The modern use of the English verb ‘to err’ seems to have lost all positive connotations. It no longer invokes wandering, rambling, or roaming, and is now mainly understood negatively in relation to a prescribed path or goal. To be sure, errors play an important role in the pursuit of knowledge and happiness, but usually only to the extent that their recognition allows for their elimination, correction, and avoidance. Deviations and failures thus confirm the norm and the proverb ‘errare humanum est’ does not imply a valourization of erring, but rather a humbling of humanity joined with the warning – which no longer needs to be stated explicitly – that to persevere in erring is a mark of stupidity, insanity, or evil.

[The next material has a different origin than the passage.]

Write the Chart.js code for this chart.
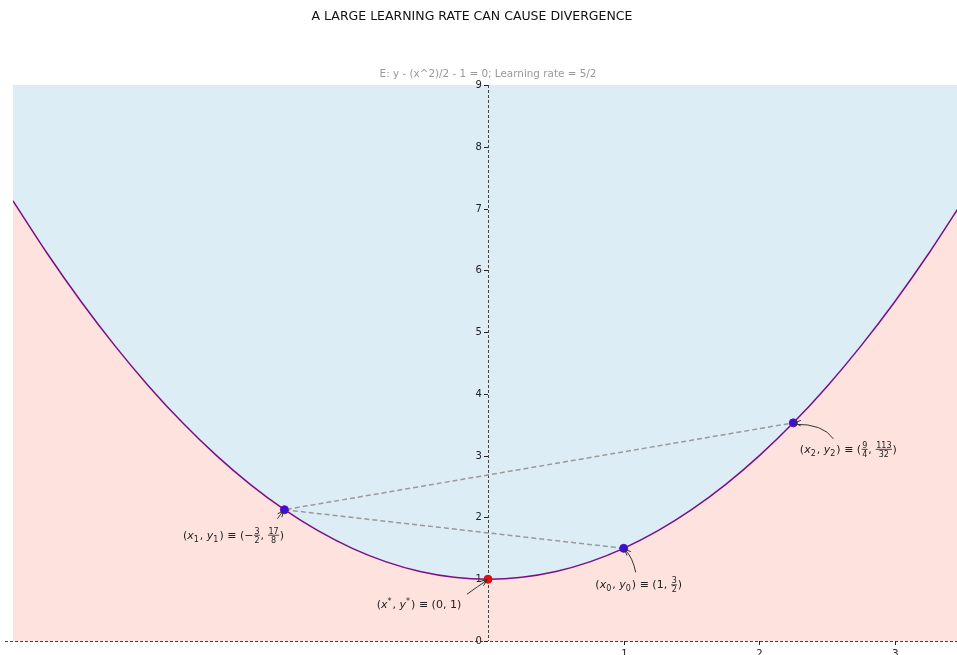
<!DOCTYPE html>
<html>
<head>
<meta charset="utf-8">
<script src="https://cdn.jsdelivr.net/npm/chart.js@4.4.0/dist/chart.umd.min.js"></script>
<style>
  html, body { margin: 0; padding: 0; background: #fff; overflow: hidden; }
  #wrap { width: 957px; height: 655px; }
  canvas { display: block; }
</style>
</head>
<body>
<div id="wrap"><canvas id="myChart" width="957" height="655"></canvas></div>
<script>
// parabola E: y = x^2/2 + 1, sampled values
const curveX = [-3.5, -3.25, -3, -2.75, -2.5, -2.25, -2, -1.75, -1.5, -1.25, -1, -0.75, -0.5, -0.25,
                0, 0.25, 0.5, 0.75, 1, 1.25, 1.5, 1.75, 2, 2.25, 2.5, 2.75, 3, 3.25, 3.5]
const curveY = [7.125, 6.28125, 5.5, 4.78125, 4.125, 3.53125, 3, 2.53125, 2.125, 1.78125, 1.5, 1.28125, 1.125, 1.03125,
                1, 1.03125, 1.125, 1.28125, 1.5, 1.78125, 2.125, 2.53125, 3, 3.53125, 4.125, 4.78125, 5.5, 6.28125, 7.125]

// gradient descent iterates
const iterX = [1, -1.5, 2.25]
const iterY = [1.5, 2.125, 3.53125]

// optimum
const optX = [0]
const optY = [1]

const xTicks = [1, 2, 3]
const yTicks = [0, 1, 2, 3, 4, 5, 6, 7, 8, 9]

const titleText = 'A LARGE LEARNING RATE CAN CAUSE DIVERGENCE'
const subTitleText = 'E: y - (x^2)/2 - 1 = 0; Learning rate = 5/2'

// label tokens: t = text, i = italic, sub, sup, frac
const labels = [
  { px: 1, py: 1.5, dx: 15, dy: 36, ax: 12, ay: 24, cx: 9, cy: 9,
    tok: [{t:'('}, {t:'x', i:1}, {sub:'0'}, {t:', '}, {t:'y', i:1}, {sub:'0'}, {t:')'}, {t:' ≡ ('}, {t:'1, '}, {frac:['3','2']}, {t:')'}] },
  { px: -1.5, py: 2.125, dx: -51, dy: 25, ax: -7, ay: 9, cx: -4, cy: 5,
    tok: [{t:'('}, {t:'x', i:1}, {sub:'1'}, {t:', '}, {t:'y', i:1}, {sub:'1'}, {t:')'}, {t:' ≡ ('}, {t:'−'}, {frac:['3','2']}, {t:', '}, {frac:['17','8']}, {t:')'}] },
  { px: 2.25, py: 3.53125, dx: 55, dy: 26, ax: 40, ay: 16, cx: 30, cy: 1,
    tok: [{t:'('}, {t:'x', i:1}, {sub:'2'}, {t:', '}, {t:'y', i:1}, {sub:'2'}, {t:')'}, {t:' ≡ ('}, {frac:['9','4']}, {t:', '}, {frac:['113','32']}, {t:')'}] },
  { px: 0, py: 1, dx: -69, dy: 25, ax: -21, ay: 15, cx: -10, cy: 7,
    tok: [{t:'('}, {t:'x', i:1}, {sup:'*'}, {t:', '}, {t:'y', i:1}, {sup:'*'}, {t:')'}, {t:' ≡ (0, 1)'}] }
]

const FONT = 'DejaVu Sans'

function tokWidth(ctx, k) {
  if (k.t !== undefined) {
    ctx.font = (k.i ? 'italic ' : '') + '11px ' + FONT
    return ctx.measureText(k.t).width
  }
  ctx.font = '8px ' + FONT
  if (k.sub) return ctx.measureText(k.sub).width + 1
  if (k.sup) return ctx.measureText(k.sup).width + 1
  return Math.max(ctx.measureText(k.frac[0]).width, ctx.measureText(k.frac[1]).width) + 2
}

function drawMath(ctx, tok, cx, cy) {
  let total = 0
  tok.forEach(k => total += tokWidth(ctx, k))
  let x = cx - total / 2
  const base = cy + 4
  ctx.fillStyle = '#222'
  ctx.textBaseline = 'alphabetic'
  ctx.textAlign = 'left'
  tok.forEach(k => {
    const w = tokWidth(ctx, k)
    if (k.t !== undefined) {
      ctx.font = (k.i ? 'italic ' : '') + '11px ' + FONT
      ctx.fillText(k.t, x, base)
    } else if (k.sub) {
      ctx.font = '8px ' + FONT
      ctx.fillText(k.sub, x, base + 3)
    } else if (k.sup) {
      ctx.font = '8px ' + FONT
      ctx.fillText(k.sup, x, base - 4)
    } else {
      ctx.font = '8px ' + FONT
      ctx.textAlign = 'center'
      ctx.fillText(k.frac[0], x + w / 2, cy - 1)
      ctx.fillText(k.frac[1], x + w / 2, cy + 8)
      ctx.textAlign = 'left'
      ctx.strokeStyle = '#222'
      ctx.lineWidth = 0.8
      ctx.beginPath()
      ctx.moveTo(x + 0.5, cy + 0.5)
      ctx.lineTo(x + w - 0.5, cy + 0.5)
      ctx.stroke()
    }
    x += w
  })
}

function drawAxes(chart) {
  const ctx = chart.ctx
  const xs = chart.scales.x, ys = chart.scales.y
  const x0 = xs.getPixelForValue(0), y0 = ys.getPixelForValue(0)
  const top = ys.getPixelForValue(9)
  ctx.save()
  ctx.strokeStyle = '#444'
  ctx.lineWidth = 1
  ctx.setLineDash([3, 2])
  ctx.beginPath()
  ctx.moveTo(Math.round(x0) + 0.5, top)
  ctx.lineTo(Math.round(x0) + 0.5, y0)
  ctx.moveTo(5, Math.round(y0) + 0.5)
  ctx.lineTo(chart.width, Math.round(y0) + 0.5)
  ctx.stroke()
  ctx.setLineDash([])
  ctx.strokeStyle = '#222'
  ctx.fillStyle = '#222'
  ctx.font = '10px ' + FONT
  ctx.textAlign = 'right'
  ctx.textBaseline = 'middle'
  yTicks.forEach(v => {
    const py = Math.round(ys.getPixelForValue(v)) + 0.5
    ctx.beginPath(); ctx.moveTo(x0 - 4, py); ctx.lineTo(x0, py); ctx.stroke()
    ctx.fillText(String(v), x0 - 6, py)
  })
  ctx.textAlign = 'center'
  ctx.textBaseline = 'top'
  xTicks.forEach(v => {
    const px = Math.round(xs.getPixelForValue(v)) + 0.5
    ctx.beginPath(); ctx.moveTo(px, y0); ctx.lineTo(px, y0 + 4); ctx.stroke()
    ctx.fillText(String(v), px, y0 + 8)
  })
  ctx.restore()
}

const decoPlugin = {
  id: 'deco',
  afterDatasetDraw(chart, args) {
    // axes go on top of the two fills, under the lines and points
    if (args.index === 1) drawAxes(chart)
  },
  afterDraw(chart) {
    const ctx = chart.ctx
    const xs = chart.scales.x, ys = chart.scales.y
    ctx.save()
    ctx.textAlign = 'center'
    ctx.textBaseline = 'middle'
    ctx.fillStyle = '#111'
    ctx.font = '12.5px ' + FONT
    ctx.fillText(titleText, 472, 17)
    ctx.fillStyle = '#999'
    ctx.font = '10.4px ' + FONT
    ctx.fillText(subTitleText, 488, 74)

    labels.forEach(l => {
      const px = xs.getPixelForValue(l.px), py = ys.getPixelForValue(l.py)
      drawMath(ctx, l.tok, px + l.dx, py + l.dy)
      // arrow from label to point
      const sx = px + l.ax, sy = py + l.ay
      const qx = px + l.cx, qy = py + l.cy
      ctx.strokeStyle = '#333'
      ctx.lineWidth = 1
      ctx.beginPath()
      ctx.moveTo(sx, sy)
      ctx.quadraticCurveTo(qx, qy, px + 2 * Math.sign(qx - px) * 0.7, py + 2 * Math.sign(qy - py) * 0.7)
      ctx.stroke()
      const ang = Math.atan2(py - qy, px - qx)
      const hx = px - Math.cos(ang) * 1, hy = py - Math.sin(ang) * 1
      ctx.beginPath()
      ctx.moveTo(hx - Math.cos(ang - 0.4) * 7, hy - Math.sin(ang - 0.4) * 7)
      ctx.lineTo(hx, hy)
      ctx.lineTo(hx - Math.cos(ang + 0.4) * 7, hy - Math.sin(ang + 0.4) * 7)
      ctx.stroke()
    })
    ctx.restore()
  }
}

const curve = curveX.map((x, i) => ({ x: x, y: curveY[i] }))
const iters = iterX.map((x, i) => ({ x: x, y: iterY[i] }))
const opt = optX.map((x, i) => ({ x: x, y: optY[i] }))

new Chart('myChart', {
  type: 'scatter',
  data: {
    datasets: [
      { data: curve, showLine: true, fill: 'end', backgroundColor: '#ddedf5', borderWidth: 0, pointRadius: 0, cubicInterpolationMode: 'monotone', order: 5 },
      { data: curve, showLine: true, fill: 'start', backgroundColor: '#fde2de', borderWidth: 0, pointRadius: 0, cubicInterpolationMode: 'monotone', order: 4 },
      { data: iters, showLine: true, borderColor: '#9a9a9a', borderWidth: 1.5, borderDash: [5, 3], pointRadius: 0, order: 3 },
      { data: curve, showLine: true, borderColor: '#7a1080', borderWidth: 1.5, pointRadius: 0, cubicInterpolationMode: 'monotone', order: 2 },
      { data: iters, showLine: false, pointRadius: 4, backgroundColor: '#3a10e0', borderColor: '#5a10b0', borderWidth: 1, order: 1 },
      { data: opt, showLine: false, pointRadius: 4, backgroundColor: '#ee0a0a', borderColor: '#c01020', borderWidth: 1, order: 0 }
    ]
  },
  options: {
    responsive: false,
    animation: false,
    layout: { autoPadding: false, padding: { left: 13, right: 0, top: 85, bottom: 14 } },
    plugins: { legend: { display: false }, tooltip: { enabled: false }, title: { display: false } },
    scales: {
      x: { type: 'linear', min: -3.5, max: 3.456, display: false },
      y: { type: 'linear', min: 0, max: 9, display: false }
    }
  },
  plugins: [decoPlugin]
});
</script>
</body>
</html>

And yet, the case can and has been made for a radical affirmation of erring as the necessary condition not only for humanity but for life and history. Michel Foucault, for instance, notes in reference to the epistemologist Georges Canguilhem, whom he calls a ‘philosopher of error’, that ‘life is what is capable of error’ and that ‘error is at the root of what makes human thought and its history’. An infallible adherence to norms and laws can indeed appear inhuman, like a lifeless mechanism incapable of any novelty. However, embracing error remains a challenging and paradoxical thought, unless one keeps the meaning of ‘erring’ as a directionless wandering governed by chance rather than efficient or final causes. This older meaning is still present in the notions of ‘errantry’ or ‘errance’ that Canguilhem in fact conjectures to be one with human error.

The notion of errantry relates to the kind of radical questioning, deconstruction, and making fluid of fixed norms, identities, and goals that – since the last third of the 20th century at least – has affirmed mobility, process, and becoming without aim or substance. It resonates, for instance,  with strategies of queering and with feminist figurations of nomadic subjects (Rosi Braidotti), and the term explicitly enters Édouard Glissant’s postcolonial interpretation of rhyzomatic thought for a philosophy and poetics of relations.

At the same time, affirming mere movement remains perhaps necessarily ambiguous when one asks about its causes and effects. How can one ascertain that erring does not remain tied to a preoccupation with lack, existential rootlessness, truth, or authentic being? To what extent does the possibility of utility or productivity by serendipity re-inscribe a normative teleology? While erring may have no goal, it may still find its end, which – rather than offering a viable incommensurable alternative – may get integrated in a history of progress or relegated to insignificance if not extinction. With hindsight, erring indeed seems all-too suited for the new norms of flexibility in post-Fordist neo-liberalism: it is consistent with a logic of trial and error, which promotes precarious errantry with the expectation that some will succeed and energize the economy, while the necessary failure of the many is absorbed through an ideology of hope and deferral or through (inner) emigration. Moreover, it is uncertain how well errantry can succeed in fully extricating itself from the logic not only of expansive exploration but also of colonization and its consequences of forced displacement and hybridization.

The recent interest in affirming failure and negating the future can be understood as a response to these concerns: it points towards a more radical affirmation of error than via errantry. Keeping teleological norms in plain view and confronting them head-on safeguards against co-optation and feeding into cruel optimism (Lauren Berlant). However, to what extent does this produce a dead end without escape, foreclosing possibilities of chancing upon the unexpected or of valuing the very movement of erring?

Recognizing that a critique of ideals of productivity, success, goal-orientation, and determination is necessarily paradoxical, the first two years of the core project ERRANS has taken the shifting meanings of ‘erring’ – connoting the violation of norms as well as the activity of wandering – as a starting point to explore the critical potentials and risks of embracing error, randomness, failure, and non-teleological temporalities across different disciplines and discourses.